# Installing FreeBSD 8.2-RELEASE - Step by step



## gore (May 30, 2011)

http://www.antionline.com/showthread.php?t=279410

I tried to paste my Tutorial on here, but it wasn't possible as it was longer than 10,000 Characters, and not by a small amount. I spent a good 20 minutes trying to trim it down and get rid of un-needed text and so on to try and make it small enough to just post it here, but I couldn't do that, so, I'm sorry, but I have to just link to it on AntiOnline. 

It's a pretty good Tutorial I think (If it wasn't, I wouldn't have posted it of course heh) but anyway, you don't need to sign up or anything to read it, so, enjoy


----------



## d_mon (Jul 19, 2011)

'pal'...no hard feelings but some illustration would be nice...


----------



## gore (Jul 19, 2011)

Illustration?  The normal FreeBSD installation Manual shows every screen, so I didn't think it was exactly needed to paste pictures of what the screen looks like when basically the main goal of what mine does it tell you exactly what to do to get from point A to point B.

I know there's thousands of BSD documents and texts out there, and to write one, it should be something that every other one isn't loaded with.  Before, when I wrote one like this back in 5.0 I was told that the usual installation docs were much easier to follow along with than mine, which I knew was just someone being their own way, because I'd had dozens of Emails from people telling me they just couldn't grasp the FreeBSD Installation documentation, but were embarrassed about saying so, and that they'd wanted to try using it but the install was basically the one obstacle standing in their way.

It feels good to help people, and I was glad when some web sites asked to publish my tutorial on their sites. I think I've said this before; But this tutorial isn't for someone already using FreeBSD; I wrote this for someone who came here because they have trouble installing it, and just need something that will tell them EXACTLY what to do, and in what order, and worry about the details, the technical aspects of it, and the "why it works this way" to basically "once this obstacle is gone I'll get to it".

If anyone is running FreeBSD or has successfully installed it before, then they REALLY don't need to read mine, because I wrote mine to help the ones who just wanted basically what exactly to do without a bunch of possibly guessing. 

Sorry about Length, but I've been awake since Saturday Morning and I tend to ramble when I haven't slept at all.


----------



## fbsd1 (Jul 20, 2011)

http://www.a1poweruser.com


----------



## sossego (Jul 22, 2011)

Gore, do what I did with mine and break it into sections that are 10,00 words or less each.

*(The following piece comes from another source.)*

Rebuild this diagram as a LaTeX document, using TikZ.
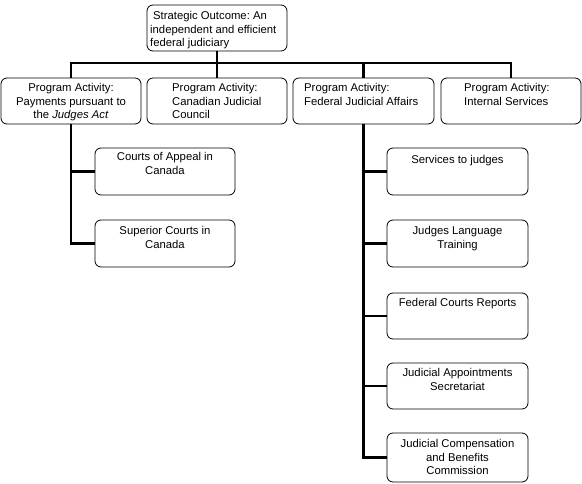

It is a good and thorough tutorial that you wrote.


----------



## mix_room (Jul 27, 2011)

Paragraphs, sections and chapters are very useful. 

That wall of text was impossible to read. What happens if you lose your place, how are you going to be able to find it again?

Otherwise good job.


----------



## gore (Jul 28, 2011)

Hey guys, sorry about the late reply, but I've been really busy lately and didn't have a chance to respond. Anyway, I'm here, so I can finally respond 



> Gore, do what I did with mine and break it into sections that are 10,00 words or less each.
> 
> It is a good and thorough tutorial that you wrote.



Hey man, I had some plans actually, as I've been thinking about changing the layout of it already, and since I'm a Moderator there on AntiOnline, I can still change / Edit posts, even though they are old. So Believe me when I say this; I know that thing needs a little rework. I just simply didn't have any time, though I may get started on it now, since I'm not doing too much right now other than relaxing and watching "The Breakfast Club". Which is an awesome movie by the way.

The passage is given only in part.